The function extract_info_per_review(url)
is the following:
def extract_info_per_review(url):
#header_reviews = ['Username','Rating','Title','Date','Size','Verified','Review','Images','Votes']
driver.get(url)
all_reviews_page = list()
all_reviews = driver.find_elements(By.XPATH, "//div[@class='a-section review aok-relative']")
for review in all_reviews:
### Option 1:
user_id = review.get_attribute('id')
try_data_review = list()
### Option 2:
# try:
# user_id = review.get_attribute('id')
# try_data_review = list()
# except:
# print('Not id found')
# pass
### Option 3:
# try_data_review = list()
# ignored_exceptions=(NoSuchElementException,StaleElementReferenceException,)

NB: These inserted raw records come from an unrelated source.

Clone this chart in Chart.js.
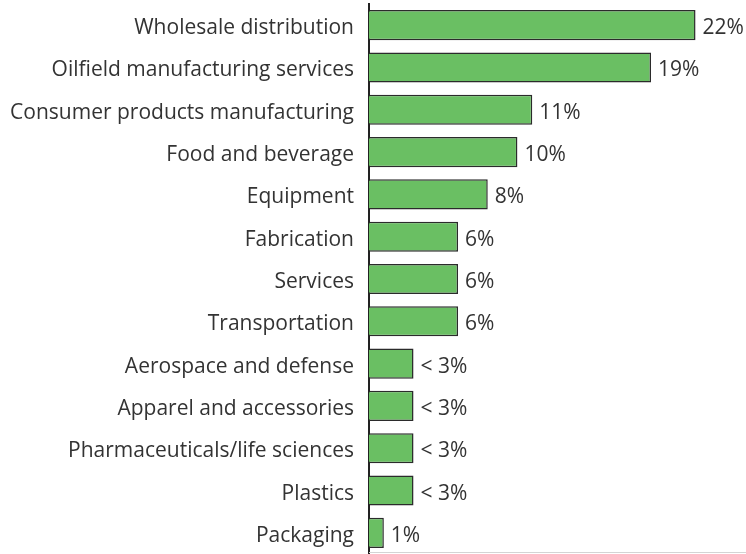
<!DOCTYPE html>
<html>
<head>
<meta charset="utf-8">
<script src="https://cdn.jsdelivr.net/npm/chart.js@4/dist/chart.umd.min.js"></script>
<style>
  body { margin: 0; background: #fff; }
  canvas { display: block; }
</style>
</head>
<body>
<canvas id="chart" width="746" height="554"></canvas>
<script>
// Industry share, largest first
const industries = [
  "Wholesale distribution",
  "Oilfield manufacturing services",
  "Consumer products manufacturing",
  "Food and beverage",
  "Equipment",
  "Fabrication",
  "Services",
  "Transportation",
  "Aerospace and defense",
  "Apparel and accessories",
  "Pharmaceuticals/life sciences",
  "Plastics",
  "Packaging"
];
const shares = [22, 19, 11, 10, 8, 6, 6, 6, 3, 3, 3, 3, 1];
const shareLabels = ["22%", "19%", "11%", "10%", "8%", "6%", "6%", "6%", "< 3%", "< 3%", "< 3%", "< 3%", "1%"];

const FONT = "'Open Sans', sans-serif";
const FONT_SIZE = 21;

// writes the percentage to the right of each bar
const barValueLabels = {
  id: "barValueLabels",
  afterDatasetsDraw(chart) {
    const ctx = chart.ctx;
    const meta = chart.getDatasetMeta(0);
    ctx.save();
    ctx.font = FONT_SIZE + "px " + FONT;
    ctx.fillStyle = "#333";
    ctx.textAlign = "left";
    ctx.textBaseline = "middle";
    meta.data.forEach((bar, i) => {
      ctx.fillText(shareLabels[i], bar.x + 7, bar.y + 3);
    });
    ctx.restore();
  }
};

// thin grey baseline along the bottom of the plot
const baseLine = {
  id: "baseLine",
  beforeDatasetsDraw(chart) {
    const { ctx, chartArea } = chart;
    ctx.save();
    ctx.strokeStyle = "#d4d4d4";
    ctx.lineWidth = 1;
    ctx.beginPath();
    ctx.moveTo(chartArea.left, chartArea.bottom - 1.5);
    ctx.lineTo(chartArea.right, chartArea.bottom - 1.5);
    ctx.stroke();
    ctx.restore();
  }
};

new Chart(document.getElementById("chart"), {
  type: "bar",
  data: {
    labels: industries,
    datasets: [{
      data: shares,
      backgroundColor: "#6abf63",
      borderColor: "#2b2b2b",
      borderWidth: 1.5,
      categoryPercentage: 0.8,
      barPercentage: 0.89
    }]
  },
  options: {
    indexAxis: "y",
    responsive: false,
    animation: false,
    layout: { padding: { top: 4, right: 0, bottom: 0, left: 0 } },
    plugins: {
      legend: { display: false },
      tooltip: { enabled: false }
    },
    scales: {
      x: {
        display: false,
        min: 0,
        max: 25.4
      },
      y: {
        afterFit(scale) {
          scale.width = 369;
          scale.paddingTop = 0;
          scale.paddingBottom = 0;
        },
        ticks: {
          color: "#333",
          padding: 0,
          labelOffset: 3,
          font: { family: FONT, size: FONT_SIZE }
        },
        grid: { display: false, drawTicks: true, tickLength: 15 },
        border: { display: true, color: "#222", width: 2 }
      }
    }
  },
  plugins: [baseLine, barValueLabels]
});
</script>
</body>
</html>
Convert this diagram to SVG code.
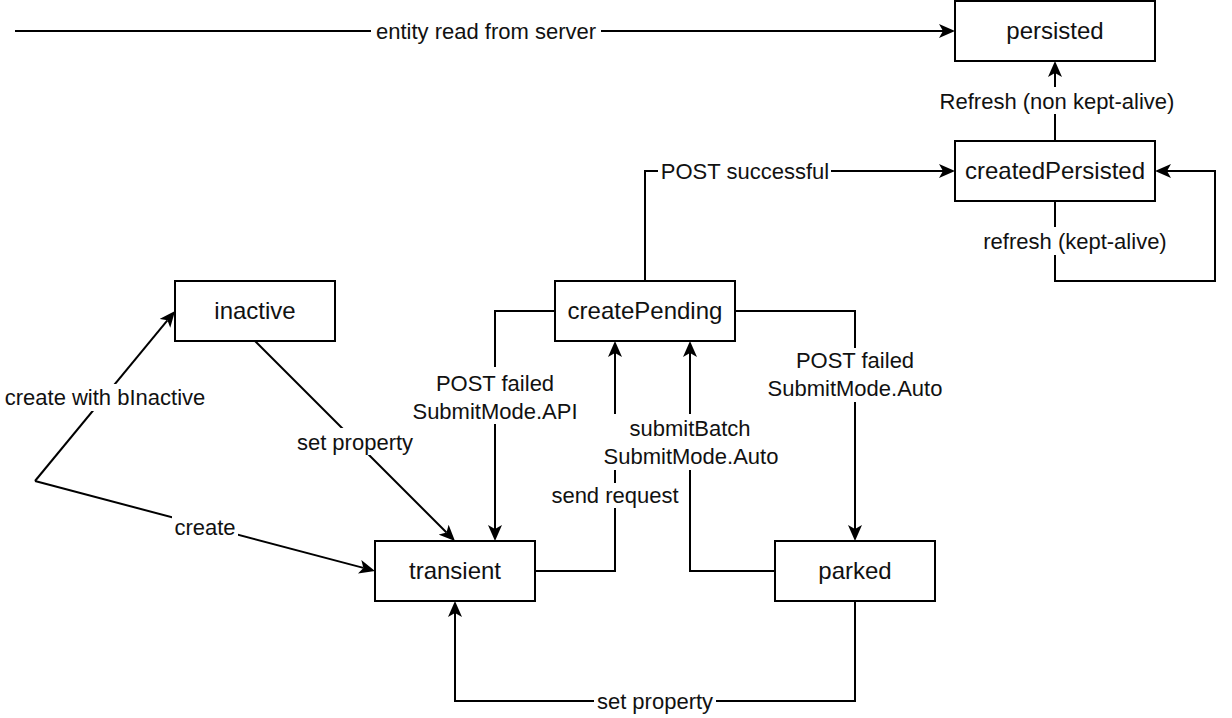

# user_id = WebDriverWait(driver, 60,ignored_exceptions=ignored_exceptions).until(expected_conditions.presence_of_element_located(review.get_attribute('id')))
try:
try_data_review.append(driver.find_element(By.XPATH,"//div[@id='{}']//span[@class='a-profile-name']".format(user_id)).text)
except:
try_data_review.append('Not username')
try:
try_data_review.append(driver.find_element(By.XPATH,"//div[@id='{}']//i[@data-hook='review-star-rating']//span[@class='a-icon-alt']".format(user_id)).get_attribute('innerHTML'))
except:
try_data_review.append('Not rating')
try:
try_data_review.append(driver.find_element(By.XPATH,"//div[@id='{}']//span[@class='cr-original-review-content']".format(user_id)).text)
except:
try_data_review.append('Not title')
try:
try_data_review.append(driver.find_element(By.XPATH,"//div[@id='{}']//span[@data-hook='review-date']".format(user_id)).text)
except:
try_data_review.append('Not date')
try:
try_data_review.append(driver.find_element(By.XPATH,"//div[@id='{}']//a[@data-hook='format-strip']".format(user_id)).text)
except:
try_data_review.append('Not size')
try:
try_data_review.append(driver.find_element(By.XPATH,"//div[@id='{}']//span[@data-action='reviews:filter-action:push-state']".format(user_id)).text)
except:
try_data_review.append('Not verified')
try:
try_data_review.append(driver.find_element(By.XPATH,"//div[@id='{}']//span[@class='a-size-base review-text review-text-content']".format(user_id)).text)
except:
try_data_review.append('Not review')
try:
try_images = list()
images = driver.find_elements(By.XPATH,"//div[@id='{}']//div[@class='review-image-tile-section']//img[@alt='Imagen del cliente']".format(user_id))
for image in images:
try_images.append(image.get_attribute('src'))
try_data_review.append(try_images)
except:
try_data_review.append('Not image')
try:
try_data_review.append(driver.find_element(By.XPATH,"//div[@id='{}']//span[@class='a-size-base a-color-tertiary cr-vote-text']".format(user_id)).text)
except:
try_data_review.append('Not votes')
all_reviews_page.append(try_data_review)
print('Review extraction done')
return all_reviews_page
And the implementation to the ThreadPool is:
data_items_reviews = list()
try:
reviews_view_sort()
reviews_urls = list()
urls_review_from_item = pagination_data_urls()
time.sleep(2)
### V1: Too much time spent
# for url in urls_review_from_item:
# reviews_urls.append(extract_info_per_review(url))
# time.sleep(2)
# data_items_reviews.append(reviews_urls)
### V2: Try ThreadPool
pool = ThreadPool(3) # 1,3,5,7
results = pool.map(extract_info_per_review, urls_review_from_item)
data_items_reviews.append(results)
except:
print('Item without reviews')
data_items_reviews.append('Item without reviews')
All the implementations:
import random
from selenium import webdriver
from selenium.common.exceptions import NoSuchElementException
from selenium.common.exceptions import StaleElementReferenceException
from selenium.webdriver.common.by import By
from selenium.webdriver.support.ui import WebDriverWait
from selenium.webdriver.support import expected_conditions
from multiprocessing.dummy import Pool as ThreadPool
import time
from webdriver_manager.chrome import ChromeDriverManager
from selenium.common.exceptions import NoSuchElementException
from selectorlib import Extractor
import os
from datetime import date
import shutil
import json
import pandas as pd
from datetime import datetime
import csv
Last imports come from another task in relation to how to store information more efficiently, I should ask another question..,
I'm stuck, any recommendations I'm all for it. Thanks to all of you, I'm in touch.